Any study of this kind will require assumptions... but an abundance of "critical" assumptions will just completely undermine any conclusions, and that is the case here.
Other variables probably affect claims ratios. On a hunch, I graphed peak to trough house price declines against claims ratio, suspecting that states where house prices had fallen a lot would tend to have higher claims ratios, due to more fraud during the bubble, greater losses per mortgage, more foreclosures, and more folks looking for deep pockets to bail them out of losses. Surprisingly to me, there was almost no correlation. Since the period under study dates back to 2004, it could be that all the bubble area premiums that title companies collected have offset the losses since then.
Small sample size
While we're talking about sample size: in a small state, one or two clever criminals can really rack up the claims and skew the data! Mississippi was one of only two states with a claims ratio over 20%, but that was likely mostly due to one criminal enterprise, the Evans brothers' fraud, which caused tens of millions in losses. Perhaps there is lessons for Mississippi legislators to learn from that crime that involve changes to its title agency regulations, or perhaps it was an isolated incident unlikely to be repeated under existing law.

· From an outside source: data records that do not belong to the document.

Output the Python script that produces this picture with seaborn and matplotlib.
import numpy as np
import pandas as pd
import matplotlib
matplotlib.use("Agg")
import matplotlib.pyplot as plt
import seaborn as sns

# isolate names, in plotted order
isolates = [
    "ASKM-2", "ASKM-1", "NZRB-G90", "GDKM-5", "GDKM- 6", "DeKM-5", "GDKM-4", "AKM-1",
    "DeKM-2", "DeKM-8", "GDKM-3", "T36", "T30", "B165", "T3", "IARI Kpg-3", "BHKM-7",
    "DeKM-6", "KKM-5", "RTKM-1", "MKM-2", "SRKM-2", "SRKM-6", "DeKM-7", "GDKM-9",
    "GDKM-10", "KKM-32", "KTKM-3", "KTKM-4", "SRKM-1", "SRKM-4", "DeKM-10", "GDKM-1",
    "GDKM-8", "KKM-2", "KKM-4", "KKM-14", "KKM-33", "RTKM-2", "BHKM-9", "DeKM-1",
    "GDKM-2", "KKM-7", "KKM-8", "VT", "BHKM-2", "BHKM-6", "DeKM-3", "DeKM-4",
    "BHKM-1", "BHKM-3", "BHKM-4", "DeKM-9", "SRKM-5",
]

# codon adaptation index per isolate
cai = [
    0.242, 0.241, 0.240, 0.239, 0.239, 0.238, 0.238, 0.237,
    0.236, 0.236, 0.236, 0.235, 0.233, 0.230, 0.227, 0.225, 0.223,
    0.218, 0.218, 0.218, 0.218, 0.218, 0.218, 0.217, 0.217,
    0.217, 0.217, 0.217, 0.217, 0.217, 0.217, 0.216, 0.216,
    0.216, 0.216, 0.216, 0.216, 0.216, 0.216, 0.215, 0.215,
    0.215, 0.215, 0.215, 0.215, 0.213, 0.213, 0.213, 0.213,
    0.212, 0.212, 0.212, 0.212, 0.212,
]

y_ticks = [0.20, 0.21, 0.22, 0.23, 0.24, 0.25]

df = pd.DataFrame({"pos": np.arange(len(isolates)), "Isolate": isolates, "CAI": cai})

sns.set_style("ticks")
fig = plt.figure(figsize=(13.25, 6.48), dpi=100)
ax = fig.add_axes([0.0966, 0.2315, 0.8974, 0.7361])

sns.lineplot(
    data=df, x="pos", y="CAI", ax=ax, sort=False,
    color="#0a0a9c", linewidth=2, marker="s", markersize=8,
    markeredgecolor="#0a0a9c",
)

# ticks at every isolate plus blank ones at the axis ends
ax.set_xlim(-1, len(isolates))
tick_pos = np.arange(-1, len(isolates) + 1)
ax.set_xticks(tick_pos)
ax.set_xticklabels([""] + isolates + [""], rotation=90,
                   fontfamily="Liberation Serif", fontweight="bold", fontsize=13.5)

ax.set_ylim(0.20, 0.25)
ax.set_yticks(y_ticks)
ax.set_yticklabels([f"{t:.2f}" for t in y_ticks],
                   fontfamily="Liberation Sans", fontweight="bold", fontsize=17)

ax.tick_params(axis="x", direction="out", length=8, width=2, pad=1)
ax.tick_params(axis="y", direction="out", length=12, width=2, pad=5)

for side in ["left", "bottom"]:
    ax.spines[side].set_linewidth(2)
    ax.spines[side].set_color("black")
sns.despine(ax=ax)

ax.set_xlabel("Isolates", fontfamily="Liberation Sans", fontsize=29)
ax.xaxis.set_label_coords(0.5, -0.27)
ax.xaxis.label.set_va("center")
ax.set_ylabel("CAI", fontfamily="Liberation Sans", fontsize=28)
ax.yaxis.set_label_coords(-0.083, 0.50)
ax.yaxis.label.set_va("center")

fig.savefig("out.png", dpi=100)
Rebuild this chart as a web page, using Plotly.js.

Confirmation bias is a well known and proved tendency of human beings to interpret information in ways that confirms what they believe. Demotech explicitly says that when it undertook the study, it did so believing that there was a correlation between stronger regulation and lower claims ratios. When the analysis requires so much subjective judgment, there are hazards in anticipating a particular outcome of the analysis. There is a danger of the analyst subconsciously noticing that a state has a high or low claims ratio, and ranking that state higher or lower on strength of regulation in order to bolster the apparent correlation.

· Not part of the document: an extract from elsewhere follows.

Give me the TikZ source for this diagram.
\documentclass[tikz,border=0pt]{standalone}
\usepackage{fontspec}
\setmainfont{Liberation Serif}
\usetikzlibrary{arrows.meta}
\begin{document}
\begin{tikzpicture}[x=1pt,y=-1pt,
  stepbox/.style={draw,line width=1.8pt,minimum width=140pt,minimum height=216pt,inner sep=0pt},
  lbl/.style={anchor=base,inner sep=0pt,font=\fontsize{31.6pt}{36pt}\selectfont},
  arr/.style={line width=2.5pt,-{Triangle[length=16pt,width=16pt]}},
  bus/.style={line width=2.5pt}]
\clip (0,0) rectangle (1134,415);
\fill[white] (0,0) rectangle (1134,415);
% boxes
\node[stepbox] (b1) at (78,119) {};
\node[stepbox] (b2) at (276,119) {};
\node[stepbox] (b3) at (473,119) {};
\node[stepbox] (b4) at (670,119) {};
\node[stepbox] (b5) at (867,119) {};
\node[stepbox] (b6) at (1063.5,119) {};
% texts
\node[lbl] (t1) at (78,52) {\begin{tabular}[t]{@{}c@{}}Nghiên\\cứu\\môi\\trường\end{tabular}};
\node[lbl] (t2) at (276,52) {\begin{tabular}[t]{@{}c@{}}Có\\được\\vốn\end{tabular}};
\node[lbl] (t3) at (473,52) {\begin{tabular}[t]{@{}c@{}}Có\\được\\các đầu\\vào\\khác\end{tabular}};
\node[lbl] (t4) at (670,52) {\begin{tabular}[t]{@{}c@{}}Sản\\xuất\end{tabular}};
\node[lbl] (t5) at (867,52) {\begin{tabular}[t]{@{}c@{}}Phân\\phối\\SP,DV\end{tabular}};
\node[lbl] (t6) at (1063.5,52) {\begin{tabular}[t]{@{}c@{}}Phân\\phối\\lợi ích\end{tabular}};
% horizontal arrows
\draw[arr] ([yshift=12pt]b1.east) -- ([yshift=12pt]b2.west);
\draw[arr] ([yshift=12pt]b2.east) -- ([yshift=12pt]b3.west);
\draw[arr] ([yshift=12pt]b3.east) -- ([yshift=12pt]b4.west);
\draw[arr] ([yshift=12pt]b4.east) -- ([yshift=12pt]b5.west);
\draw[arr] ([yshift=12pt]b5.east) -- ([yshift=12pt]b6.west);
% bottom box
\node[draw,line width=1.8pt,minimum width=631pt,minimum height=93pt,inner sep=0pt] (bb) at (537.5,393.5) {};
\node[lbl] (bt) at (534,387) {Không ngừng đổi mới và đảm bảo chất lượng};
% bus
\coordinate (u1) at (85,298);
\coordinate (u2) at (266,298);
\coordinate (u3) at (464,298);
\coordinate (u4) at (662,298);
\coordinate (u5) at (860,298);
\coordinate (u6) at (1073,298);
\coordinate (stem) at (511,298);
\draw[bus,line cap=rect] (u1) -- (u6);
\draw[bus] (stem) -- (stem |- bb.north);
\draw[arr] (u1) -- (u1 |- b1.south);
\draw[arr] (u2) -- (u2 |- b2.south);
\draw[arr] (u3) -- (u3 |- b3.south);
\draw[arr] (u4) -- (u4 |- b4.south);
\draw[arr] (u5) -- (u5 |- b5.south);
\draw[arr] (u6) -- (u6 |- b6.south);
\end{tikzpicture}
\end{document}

By no means am I dismissing strong title agent regulation. The NAIC Title Insurance Agent Model Act, which Demotech seems to favor, seems to be a sensible starting point for title agent regulation. But time after time, we have seen title agents meet every state licensing requirement and then turn around and succumb to the temptation of stealing from their escrow account, even in states which Demotech says have strong regulations. I do not see anything in this paper to convince me that title agent regulations necessarily have much of an effect on that particular problem.